There was a moment of pensive silence as we absorbed the news.
“I’ll go and check on her,” said Luca as he opened the infirmary door.
There was nothing else that I could do for my mother, so I got up from the bench and walked over to the priest.
“Can I speak to you for a moment?” I asked quietly.
“Of course. What do you need?”
“Can we go somewhere else? Somewhere private?”
My father and sister had turned to watch us, obviously curious. I felt a twinge of guilt for keeping them in the dark, and for leaving my mother’s side, but the sooner I got this all sorted out, the better.
“Will the temple do?” the priest suggested.
I nodded my head and followed him outside.
There was still a large crowd in the square. Though I did not see him, I knew that Trist was in the middle of it all. I kept my head down and followed the priest through the village and then into the forest.
The temple was in a clearing, not far from the village’s edge. Unlike the elaborately decorated buildings that humans made for their gods, our temple was nothing more than a circle of small, flat stones laid on the forest floor. We worshipped the Moon Goddess, or at least we were supposed to, and we did not want a ceiling to separate us from her.
The priest went to the centre of the circle and waited patiently for me to join him. Somehow, seeing him standing there, with his slightly hunched back and his long white beard tucked over his shoulder, I felt calmer.

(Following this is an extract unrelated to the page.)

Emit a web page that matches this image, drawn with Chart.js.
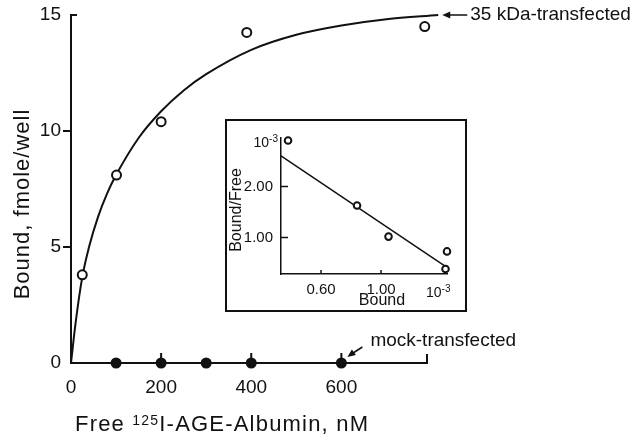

We were sort of friends, in a way. Like me, he was an abnormally weak werewolf. My mother had thought that he would be a good role model for me, that he could help me find my place in the pack. A few years ago, she made me become his apprentice. I shadowed him around and helped him with his duties. It wasn’t bad, really, but I quickly realised that I could never become a priest. It would be a bit hard when I didn’t exactly believe in the Moon Goddess. While the experience did not help my position within the pack, it did teach me that I could trust the priest, so I had no qualms discussing my current predicament with him.
“I think that the new alpha might be my soulmate,” I just blurted out.
“And why do you think that?” the priest asked straightforwardly.
“Last night, I felt like something was pushing me towards him! And then today, I realised that I can feel what he feels!”
The priest slowly nodded his head.
“That does indeed sound like you are soulmates,” he said.
“But how? It doesn’t make any sense!”
“Soulmates happen when one soul is split between two bodies, creating a bond between the two werewolves. The goddess does this for those that she has planned a great destiny for, so that the burden of that destiny is shared.”
“A great destiny? What does that mean?”
The priest shrugged, which wasn’t very helpful.
“I can’t do this,” I groaned, burying my face in my hands.
I looked up again when the priest placed a gentle hand on my shoulder.
“Yes, you can,” he said calmly.
“Don’t you understand? He’s the alpha! And I’m the complete opposite! Isn’t it cruel of the goddess to bond someone so strong to someone so weak?”
The priest smiled benevolently as he explained, “the goddess is not cruel, though she does work in mysterious ways.”
I barely suppressed a groan, but I could not stop myself from spilling more of my fears.
“And he’s a complete stranger! I’m not going to marry someone that I do not know!”
“You do not have to,” the priest said, stopping my rant instantly. “While the most popular stories about soulmates revolve around romantic connection, that is not explicitly implied by any of the teachings.”
“What?”
“I’m trying to say that you can just be friends.”
“Really?”
“Well, the soul is split by the goddess, but the relationship that forms is developed entirely by the two people involved.”
“So, we can just be friends…” I contemplated, suddenly feeling as if a huge weight had been lifted off my shoulders.
“Obviously you need to discuss it with him. If you like, you can bring him here. I need to go over a few things with him for the leadership ceremony tonight, and it would be a good chance for you to get him away from the rest of the pack.”
I honestly did not want to talk to Trist. I was afraid of him, afraid of his strength and afraid that he would hate me. Yet I knew that I did not have any other choice, so I sombrely nodded and went off to get Trist.